Well, it seems simple enough to fix, but it isn't. Specifying the criteria of simplicity is a mess. Worse, you now have worries abouit begging the question. There is nothing in the DN model of explanation that tells us that complex explanations do not explain as well as simpler ones. Explanation is largely a matter of entailment alone. Nor will it do to say that we cannot strengthen the antecedent in laws, since every DN explanation needs auxilliary hypotheses, and there is always a valid corresponding conditional for the proof where we simply strengthening antecedents in laws.
Mike:
But (x)(Fx & p → Gx) may not be a law. It may only be an entailment of a law. I don't remember if Hempel and Oppenheim thought laws were closed under entailment. If they did, this is a problem. If they didn't, then maybe they don't need to make any modification to accommodate your example.
But if laws aren't closed under entailment, we'll need simplicity to figure out which nomically necessary statements are in fact laws. And that gets to the simplicity stuff. But we probably can't do without simplicity anyway in looking at scientific practice. So that's not so bad.

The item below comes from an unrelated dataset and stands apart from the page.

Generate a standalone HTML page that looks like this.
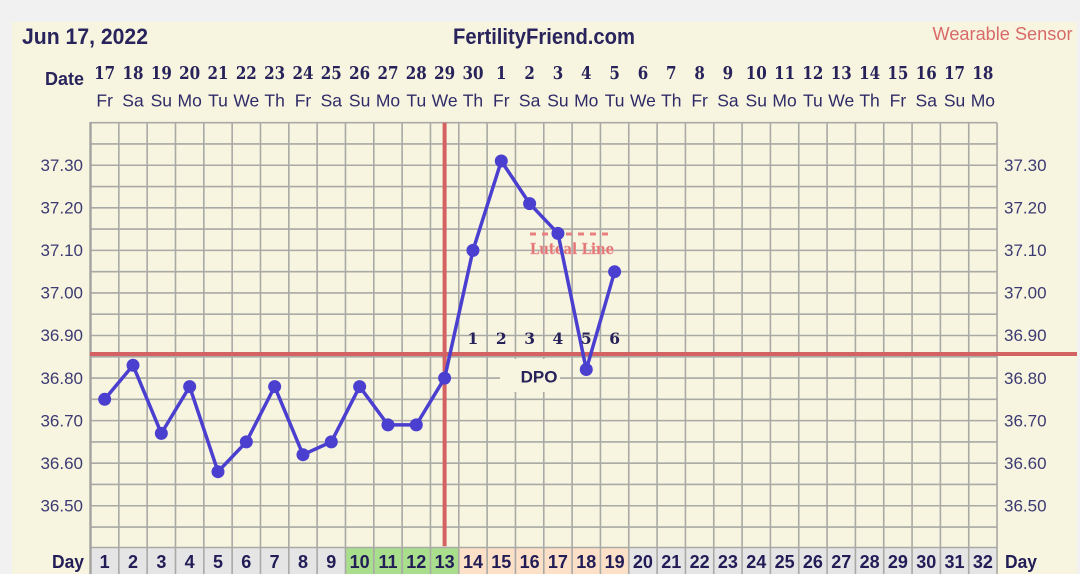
<!DOCTYPE html>
<html><head><meta charset="utf-8"><style>
html,body{margin:0;padding:0;background:#f1f1f1;}
svg{display:block;}
text{font-family:"Liberation Sans",sans-serif;}
.dn{font-family:"DejaVu Serif","Liberation Serif",serif;font-weight:bold;font-size:17.5px;fill:#27225a;text-anchor:middle;}
.wd{font-size:17.5px;fill:#2f2b68;text-anchor:middle;}
.yl{font-size:17px;fill:#3c3a72;}
.dy{font-weight:bold;font-size:18px;fill:#221d57;text-anchor:middle;}
.dpo{font-family:"DejaVu Serif","Liberation Serif",serif;font-weight:bold;font-size:15.5px;fill:#27225a;text-anchor:middle;}
</style></head><body>
<svg width="1080" height="574" viewBox="0 0 1080 574" xmlns="http://www.w3.org/2000/svg">
<rect width="1080" height="574" fill="#f1f1f1"/>
<rect x="12" y="22" width="1065" height="552" fill="#f7f5df"/>

<!-- day row fills -->
<g>
<rect x="90.5" y="547.5" width="254.97" height="27" fill="#e5e5e5"/>
<rect x="345.47" y="547.5" width="113.32" height="27" fill="#a9de8c"/>
<rect x="458.79" y="547.5" width="169.98" height="27" fill="#fce1c8"/>
<rect x="628.77" y="547.5" width="368.29" height="27" fill="#e5e5e5"/>
</g>

<!-- grid -->
<path fill="none" stroke="#a9a9a6" stroke-width="1.6" d="
M118.83 122.7V574 M147.16 122.7V574 M175.49 122.7V574 M203.82 122.7V574 M232.15 122.7V574 M260.48 122.7V574 M288.81 122.7V574 M317.14 122.7V574 M345.47 122.7V574 M373.8 122.7V574 M402.13 122.7V574 M430.46 122.7V574 M458.79 122.7V574 M487.12 122.7V574 M515.45 122.7V574 M543.78 122.7V574 M572.11 122.7V574 M600.44 122.7V574 M628.77 122.7V574 M657.1 122.7V574 M685.43 122.7V574 M713.76 122.7V574 M742.09 122.7V574 M770.42 122.7V574 M798.75 122.7V574 M827.08 122.7V574 M855.41 122.7V574 M883.74 122.7V574 M912.07 122.7V574 M940.4 122.7V574 M968.73 122.7V574 M997.06 122.7V574
M90.5 122.7H997.06 M90.5 143.98H997.06 M90.5 165.26H997.06 M90.5 186.54H997.06 M90.5 207.82H997.06 M90.5 229.1H997.06 M90.5 250.38H997.06 M90.5 271.66H997.06 M90.5 292.94H997.06 M90.5 314.22H997.06 M90.5 335.5H997.06 M90.5 356.78H997.06 M90.5 378.06H997.06 M90.5 399.34H997.06 M90.5 420.62H997.06 M90.5 441.9H997.06 M90.5 463.18H997.06 M90.5 484.46H997.06 M90.5 505.74H997.06 M90.5 527.02H997.06 M90.5 547.5H997.06"/>
<path d="M90.5 122V574" stroke="#a2a2a0" stroke-width="2.4"/>

<!-- DPO box -->
<rect x="500" y="359" width="60" height="33" fill="#f7f5df"/>

<!-- coverline and ovulation line -->
<rect x="90" y="352" width="987" height="4" fill="#d46262"/>
<rect x="442.6" y="122.7" width="4" height="423.5" fill="#d46262"/>

<!-- luteal line -->
<path d="M530 234H614" stroke="#e98080" stroke-width="3" stroke-dasharray="6,6"/>
<text x="530" y="254" textLength="84" lengthAdjust="spacingAndGlyphs" style="font-family:'DejaVu Serif','Liberation Serif',serif;font-weight:bold;font-size:15px;fill:#e27474;stroke:#eea0a0;stroke-width:0.5">Luteal Line</text>

<!-- series -->
<polyline fill="none" stroke="#4b3fd0" stroke-width="3.5" stroke-linejoin="round" points="104.67,399.3 133,365.3 161.33,433.4 189.66,386.6 217.99,471.7 246.32,441.9 274.65,386.6 302.98,454.7 331.31,441.9 359.64,386.6 387.97,424.9 416.3,424.9 444.63,378.1 472.96,250.4 501.29,161 529.62,203.6 557.95,233.4 586.28,369.5 614.61,271.7"/>
<g fill="#4b3fd0">
<circle cx="104.67" cy="399.3" r="6.5"/><circle cx="133" cy="365.3" r="6.5"/><circle cx="161.33" cy="433.4" r="6.5"/><circle cx="189.66" cy="386.6" r="6.5"/><circle cx="217.99" cy="471.7" r="6.5"/><circle cx="246.32" cy="441.9" r="6.5"/><circle cx="274.65" cy="386.6" r="6.5"/><circle cx="302.98" cy="454.7" r="6.5"/><circle cx="331.31" cy="441.9" r="6.5"/><circle cx="359.64" cy="386.6" r="6.5"/><circle cx="387.97" cy="424.9" r="6.5"/><circle cx="416.3" cy="424.9" r="6.5"/><circle cx="444.63" cy="378.1" r="6.5"/><circle cx="472.96" cy="250.4" r="6.5"/><circle cx="501.29" cy="161" r="6.5"/><circle cx="529.62" cy="203.6" r="6.5"/><circle cx="557.95" cy="233.4" r="6.5"/><circle cx="586.28" cy="369.5" r="6.5"/><circle cx="614.61" cy="271.7" r="6.5"/>
</g>

<!-- DPO labels -->
<text class="dpo" x="472.96" y="344">1</text>
<text class="dpo" x="501.29" y="344">2</text>
<text class="dpo" x="529.62" y="344">3</text>
<text class="dpo" x="557.95" y="344">4</text>
<text class="dpo" x="586.28" y="344">5</text>
<text class="dpo" x="614.61" y="344">6</text>
<text x="539" y="382.5" text-anchor="middle" style="font-weight:bold;font-size:17px;fill:#27225a">DPO</text>

<!-- header -->
<text x="22" y="44" textLength="126" lengthAdjust="spacingAndGlyphs" style="font-weight:bold;font-size:22px;fill:#29245c">Jun 17, 2022</text>
<text x="453" y="44" textLength="182" lengthAdjust="spacingAndGlyphs" style="font-weight:bold;font-size:22px;fill:#29245c">FertilityFriend.com</text>
<text x="932.5" y="40" textLength="140" lengthAdjust="spacingAndGlyphs" style="font-size:18px;fill:#d96a6a">Wearable Sensor</text>
<text x="45" y="85" textLength="39" lengthAdjust="spacingAndGlyphs" style="font-weight:bold;font-size:18.5px;fill:#29245c">Date</text>

<!-- date numbers -->
<text class="dn" x="104.67" y="79" textLength="21" lengthAdjust="spacingAndGlyphs">17</text><text class="dn" x="133" y="79" textLength="21" lengthAdjust="spacingAndGlyphs">18</text><text class="dn" x="161.33" y="79" textLength="21" lengthAdjust="spacingAndGlyphs">19</text><text class="dn" x="189.66" y="79" textLength="21" lengthAdjust="spacingAndGlyphs">20</text><text class="dn" x="217.99" y="79" textLength="21" lengthAdjust="spacingAndGlyphs">21</text><text class="dn" x="246.32" y="79" textLength="21" lengthAdjust="spacingAndGlyphs">22</text><text class="dn" x="274.65" y="79" textLength="21" lengthAdjust="spacingAndGlyphs">23</text><text class="dn" x="302.98" y="79" textLength="21" lengthAdjust="spacingAndGlyphs">24</text><text class="dn" x="331.31" y="79" textLength="21" lengthAdjust="spacingAndGlyphs">25</text><text class="dn" x="359.64" y="79" textLength="21" lengthAdjust="spacingAndGlyphs">26</text><text class="dn" x="387.97" y="79" textLength="21" lengthAdjust="spacingAndGlyphs">27</text><text class="dn" x="416.3" y="79" textLength="21" lengthAdjust="spacingAndGlyphs">28</text><text class="dn" x="444.63" y="79" textLength="21" lengthAdjust="spacingAndGlyphs">29</text><text class="dn" x="472.96" y="79" textLength="21" lengthAdjust="spacingAndGlyphs">30</text><text class="dn" x="501.29" y="79" textLength="10.5" lengthAdjust="spacingAndGlyphs">1</text><text class="dn" x="529.62" y="79" textLength="10.5" lengthAdjust="spacingAndGlyphs">2</text><text class="dn" x="557.95" y="79" textLength="10.5" lengthAdjust="spacingAndGlyphs">3</text><text class="dn" x="586.28" y="79" textLength="10.5" lengthAdjust="spacingAndGlyphs">4</text><text class="dn" x="614.61" y="79" textLength="10.5" lengthAdjust="spacingAndGlyphs">5</text><text class="dn" x="642.94" y="79" textLength="10.5" lengthAdjust="spacingAndGlyphs">6</text><text class="dn" x="671.27" y="79" textLength="10.5" lengthAdjust="spacingAndGlyphs">7</text><text class="dn" x="699.6" y="79" textLength="10.5" lengthAdjust="spacingAndGlyphs">8</text><text class="dn" x="727.93" y="79" textLength="10.5" lengthAdjust="spacingAndGlyphs">9</text><text class="dn" x="756.26" y="79" textLength="21" lengthAdjust="spacingAndGlyphs">10</text><text class="dn" x="784.59" y="79" textLength="21" lengthAdjust="spacingAndGlyphs">11</text><text class="dn" x="812.92" y="79" textLength="21" lengthAdjust="spacingAndGlyphs">12</text><text class="dn" x="841.25" y="79" textLength="21" lengthAdjust="spacingAndGlyphs">13</text><text class="dn" x="869.58" y="79" textLength="21" lengthAdjust="spacingAndGlyphs">14</text><text class="dn" x="897.91" y="79" textLength="21" lengthAdjust="spacingAndGlyphs">15</text><text class="dn" x="926.24" y="79" textLength="21" lengthAdjust="spacingAndGlyphs">16</text><text class="dn" x="954.57" y="79" textLength="21" lengthAdjust="spacingAndGlyphs">17</text><text class="dn" x="982.9" y="79" textLength="21" lengthAdjust="spacingAndGlyphs">18</text>

<!-- weekdays -->
<text class="wd" x="104.67" y="106.5">Fr</text><text class="wd" x="133" y="106.5">Sa</text><text class="wd" x="161.33" y="106.5">Su</text><text class="wd" x="189.66" y="106.5">Mo</text><text class="wd" x="217.99" y="106.5">Tu</text><text class="wd" x="246.32" y="106.5">We</text><text class="wd" x="274.65" y="106.5">Th</text><text class="wd" x="302.98" y="106.5">Fr</text><text class="wd" x="331.31" y="106.5">Sa</text><text class="wd" x="359.64" y="106.5">Su</text><text class="wd" x="387.97" y="106.5">Mo</text><text class="wd" x="416.3" y="106.5">Tu</text><text class="wd" x="444.63" y="106.5">We</text><text class="wd" x="472.96" y="106.5">Th</text><text class="wd" x="501.29" y="106.5">Fr</text><text class="wd" x="529.62" y="106.5">Sa</text><text class="wd" x="557.95" y="106.5">Su</text><text class="wd" x="586.28" y="106.5">Mo</text><text class="wd" x="614.61" y="106.5">Tu</text><text class="wd" x="642.94" y="106.5">We</text><text class="wd" x="671.27" y="106.5">Th</text><text class="wd" x="699.6" y="106.5">Fr</text><text class="wd" x="727.93" y="106.5">Sa</text><text class="wd" x="756.26" y="106.5">Su</text><text class="wd" x="784.59" y="106.5">Mo</text><text class="wd" x="812.92" y="106.5">Tu</text><text class="wd" x="841.25" y="106.5">We</text><text class="wd" x="869.58" y="106.5">Th</text><text class="wd" x="897.91" y="106.5">Fr</text><text class="wd" x="926.24" y="106.5">Sa</text><text class="wd" x="954.57" y="106.5">Su</text><text class="wd" x="982.9" y="106.5">Mo</text>

<!-- y labels left -->
<g text-anchor="end">
<text class="yl" x="83" y="171">37.30</text><text class="yl" x="83" y="213.5">37.20</text><text class="yl" x="83" y="256.1">37.10</text><text class="yl" x="83" y="298.6">37.00</text><text class="yl" x="83" y="341.2">36.90</text><text class="yl" x="83" y="383.8">36.80</text><text class="yl" x="83" y="426.3">36.70</text><text class="yl" x="83" y="468.9">36.60</text><text class="yl" x="83" y="511.4">36.50</text>
</g>
<!-- y labels right -->
<g>
<text class="yl" x="1004" y="171">37.30</text><text class="yl" x="1004" y="213.5">37.20</text><text class="yl" x="1004" y="256.1">37.10</text><text class="yl" x="1004" y="298.6">37.00</text><text class="yl" x="1004" y="341.2">36.90</text><text class="yl" x="1004" y="383.8">36.80</text><text class="yl" x="1004" y="426.3">36.70</text><text class="yl" x="1004" y="468.9">36.60</text><text class="yl" x="1004" y="511.4">36.50</text>
</g>

<!-- day row -->
<text x="52" y="568" textLength="32" lengthAdjust="spacingAndGlyphs" style="font-weight:bold;font-size:18px;fill:#221d57">Day</text>
<text x="1005" y="568" textLength="32" lengthAdjust="spacingAndGlyphs" style="font-weight:bold;font-size:18px;fill:#221d57">Day</text>
<text class="dy" x="104.67" y="568">1</text><text class="dy" x="133" y="568">2</text><text class="dy" x="161.33" y="568">3</text><text class="dy" x="189.66" y="568">4</text><text class="dy" x="217.99" y="568">5</text><text class="dy" x="246.32" y="568">6</text><text class="dy" x="274.65" y="568">7</text><text class="dy" x="302.98" y="568">8</text><text class="dy" x="331.31" y="568">9</text><text class="dy" x="359.64" y="568">10</text><text class="dy" x="387.97" y="568">11</text><text class="dy" x="416.3" y="568">12</text><text class="dy" x="444.63" y="568">13</text><text class="dy" x="472.96" y="568">14</text><text class="dy" x="501.29" y="568">15</text><text class="dy" x="529.62" y="568">16</text><text class="dy" x="557.95" y="568">17</text><text class="dy" x="586.28" y="568">18</text><text class="dy" x="614.61" y="568">19</text><text class="dy" x="642.94" y="568">20</text><text class="dy" x="671.27" y="568">21</text><text class="dy" x="699.6" y="568">22</text><text class="dy" x="727.93" y="568">23</text><text class="dy" x="756.26" y="568">24</text><text class="dy" x="784.59" y="568">25</text><text class="dy" x="812.92" y="568">26</text><text class="dy" x="841.25" y="568">27</text><text class="dy" x="869.58" y="568">28</text><text class="dy" x="897.91" y="568">29</text><text class="dy" x="926.24" y="568">30</text><text class="dy" x="954.57" y="568">31</text><text class="dy" x="982.9" y="568">32</text>
</svg>
</body></html>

Here's a different counterexample to DN. I have a billiard table, and I shoot a ball at a bunch of balls on the table, whereupon they do something interesting, call it J. I videotape the whole thing. I am puzzled why they did J. Now, along come Hempel and Oppenheim and tell me this:
1. We have very good reason to think that the dynamics of billiard balls are to a very good approximation governed by a deterministic Newtonian physics with laws L1, L2, ..., Ln (Newton's laws, supplemented with some stuff about frictional forces, etc.)
2. Based on the video-tape, the initial conditions were I.
3. By (1) and (2), I have very good a posteriori reason to think that L1 & ... & Ln & I entails J.
4. Therefore, L1 & ... & Ln & I explains J.
But if I knew as much Newtonian physics as they did, and if I knew the initial conditions, the explanation in (4) told me nothing I didn't already know. I already knew that the initial conditions and these laws entailed the puzzling phenomenon J. But J was still puzzling, because I didn't know how they entailed J.
I don't know if this is a serious objection to DN. Maybe it's not: maybe the thing to say is that L1 & ... & Ln & I explains J, but there is a further question for mathematical, not physical, explanation: why do L1 & ... & Ln & I entail J.
"On the standard model, one explains by citing laws and initial conditions that jointly explain the explanandum."
Why is your Mappy case a counterexample to this? If it isn't a law or consequence of a law that magpies like shiny things, then the example doesn't meet the D-N requirements that you have stated. The last sentence of your post isn't a correction of D-N, but simply a reiteration of it. Also, so long as one does cite a law, why is it necessary to state that it is a law as a premise in the explanation?
If p explains q, and I know that p explains q, then I know why q.
Now, let q = Mappy liked one of my buttons.
Let p = Mappy is a magpie and all my buttons are shiny and all magpies like shiny things.
If p explains q, I can know that p explains q, without knowing why Mappy liked one of my buttons. For I only know why Mappy liked one of my buttons if I know which of the conjuncts in p are laws.